- **INFORMATION SUPPLIED**:
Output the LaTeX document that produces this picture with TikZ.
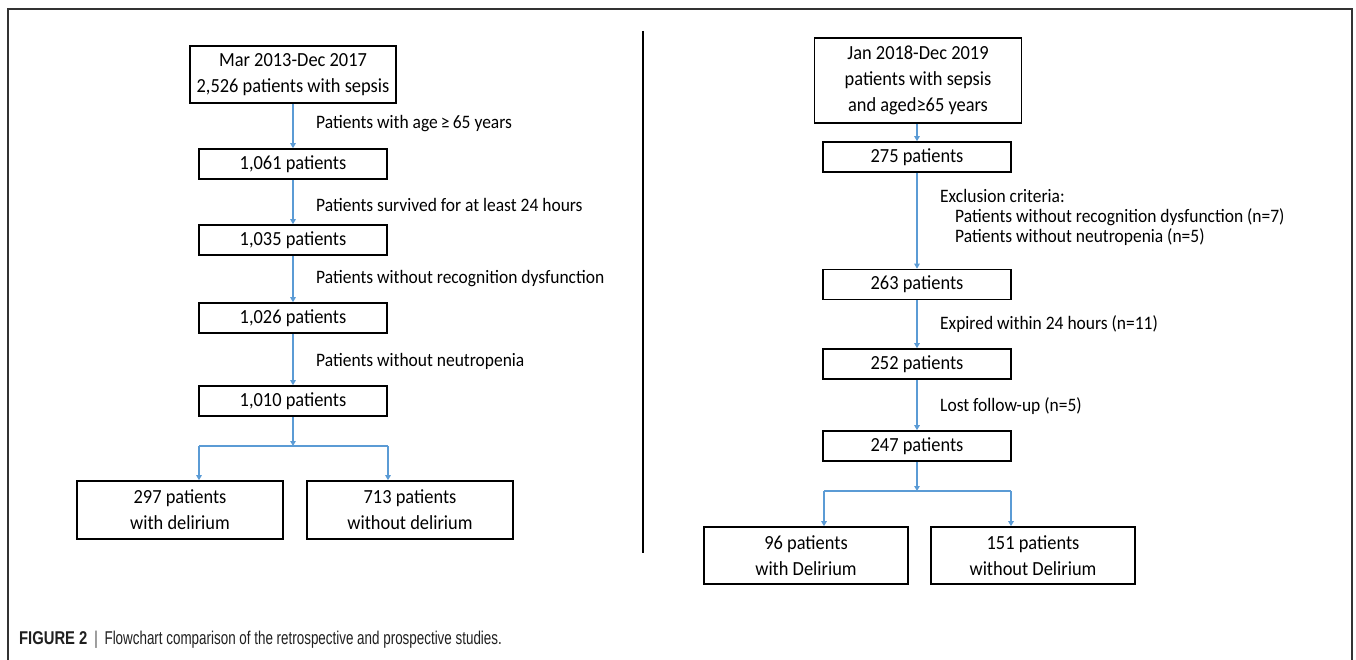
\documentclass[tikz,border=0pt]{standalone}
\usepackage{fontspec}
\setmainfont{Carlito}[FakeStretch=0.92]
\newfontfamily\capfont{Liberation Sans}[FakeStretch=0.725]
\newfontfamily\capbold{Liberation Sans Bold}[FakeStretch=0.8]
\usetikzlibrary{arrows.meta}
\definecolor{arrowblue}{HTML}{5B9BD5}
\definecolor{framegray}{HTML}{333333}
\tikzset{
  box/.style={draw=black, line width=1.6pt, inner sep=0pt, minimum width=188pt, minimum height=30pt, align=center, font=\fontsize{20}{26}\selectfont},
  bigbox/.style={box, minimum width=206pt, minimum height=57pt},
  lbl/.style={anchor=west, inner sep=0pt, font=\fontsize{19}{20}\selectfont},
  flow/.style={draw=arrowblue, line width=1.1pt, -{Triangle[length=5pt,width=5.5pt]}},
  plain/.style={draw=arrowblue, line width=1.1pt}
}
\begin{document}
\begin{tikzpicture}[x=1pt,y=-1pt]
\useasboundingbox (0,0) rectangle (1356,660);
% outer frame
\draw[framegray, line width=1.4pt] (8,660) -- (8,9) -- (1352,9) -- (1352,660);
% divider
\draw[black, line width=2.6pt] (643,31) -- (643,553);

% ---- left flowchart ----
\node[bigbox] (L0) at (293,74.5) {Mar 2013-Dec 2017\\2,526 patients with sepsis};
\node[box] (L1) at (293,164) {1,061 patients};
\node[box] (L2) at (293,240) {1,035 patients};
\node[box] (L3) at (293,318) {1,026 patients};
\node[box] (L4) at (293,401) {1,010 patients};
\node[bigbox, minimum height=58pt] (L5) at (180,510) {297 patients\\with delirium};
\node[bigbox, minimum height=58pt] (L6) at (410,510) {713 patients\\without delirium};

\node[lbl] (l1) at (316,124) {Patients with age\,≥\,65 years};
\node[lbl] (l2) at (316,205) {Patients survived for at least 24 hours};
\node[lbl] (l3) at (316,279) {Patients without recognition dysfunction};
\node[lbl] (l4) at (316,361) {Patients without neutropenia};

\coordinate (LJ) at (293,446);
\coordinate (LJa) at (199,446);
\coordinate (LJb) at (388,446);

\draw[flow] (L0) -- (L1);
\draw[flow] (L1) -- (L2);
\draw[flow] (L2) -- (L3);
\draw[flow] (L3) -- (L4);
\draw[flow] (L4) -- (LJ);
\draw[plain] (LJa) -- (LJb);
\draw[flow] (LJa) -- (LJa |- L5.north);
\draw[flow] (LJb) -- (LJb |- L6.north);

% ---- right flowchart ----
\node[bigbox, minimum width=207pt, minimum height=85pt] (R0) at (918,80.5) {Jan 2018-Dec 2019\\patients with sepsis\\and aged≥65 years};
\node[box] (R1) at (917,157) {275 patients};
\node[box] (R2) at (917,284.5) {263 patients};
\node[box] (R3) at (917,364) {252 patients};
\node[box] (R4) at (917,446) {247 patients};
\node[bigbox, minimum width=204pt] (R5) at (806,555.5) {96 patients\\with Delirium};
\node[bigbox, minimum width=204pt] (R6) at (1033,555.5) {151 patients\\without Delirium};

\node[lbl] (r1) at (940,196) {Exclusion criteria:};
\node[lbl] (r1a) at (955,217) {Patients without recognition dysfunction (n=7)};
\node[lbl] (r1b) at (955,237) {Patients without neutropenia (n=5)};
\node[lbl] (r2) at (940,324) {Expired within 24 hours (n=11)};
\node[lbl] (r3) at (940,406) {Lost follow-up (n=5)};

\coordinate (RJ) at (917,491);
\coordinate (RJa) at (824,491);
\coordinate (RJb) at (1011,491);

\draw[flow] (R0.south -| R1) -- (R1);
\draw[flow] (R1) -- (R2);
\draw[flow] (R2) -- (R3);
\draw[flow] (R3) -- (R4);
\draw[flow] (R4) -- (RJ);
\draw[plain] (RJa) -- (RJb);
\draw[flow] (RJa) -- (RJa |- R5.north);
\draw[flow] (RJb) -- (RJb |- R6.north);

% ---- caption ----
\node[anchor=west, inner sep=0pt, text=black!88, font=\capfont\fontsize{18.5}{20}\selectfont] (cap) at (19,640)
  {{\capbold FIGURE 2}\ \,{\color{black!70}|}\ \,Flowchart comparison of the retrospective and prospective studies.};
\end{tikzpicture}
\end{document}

- **WORK TO COMPLETE**:
Repeat the lines exactly as they stand, from the opening line of the data through the line with "(643,31) -- (643,553);". Pictures stay out of the copy.

- **CORRECT OUTPUT**:
Output the LaTeX document that produces this picture with TikZ.
\documentclass[tikz,border=0pt]{standalone}
\usepackage{fontspec}
\setmainfont{Carlito}[FakeStretch=0.92]
\newfontfamily\capfont{Liberation Sans}[FakeStretch=0.725]
\newfontfamily\capbold{Liberation Sans Bold}[FakeStretch=0.8]
\usetikzlibrary{arrows.meta}
\definecolor{arrowblue}{HTML}{5B9BD5}
\definecolor{framegray}{HTML}{333333}
\tikzset{
  box/.style={draw=black, line width=1.6pt, inner sep=0pt, minimum width=188pt, minimum height=30pt, align=center, font=\fontsize{20}{26}\selectfont},
  bigbox/.style={box, minimum width=206pt, minimum height=57pt},
  lbl/.style={anchor=west, inner sep=0pt, font=\fontsize{19}{20}\selectfont},
  flow/.style={draw=arrowblue, line width=1.1pt, -{Triangle[length=5pt,width=5.5pt]}},
  plain/.style={draw=arrowblue, line width=1.1pt}
}
\begin{document}
\begin{tikzpicture}[x=1pt,y=-1pt]
\useasboundingbox (0,0) rectangle (1356,660);
% outer frame
\draw[framegray, line width=1.4pt] (8,660) -- (8,9) -- (1352,9) -- (1352,660);
% divider
\draw[black, line width=2.6pt] (643,31) -- (643,553);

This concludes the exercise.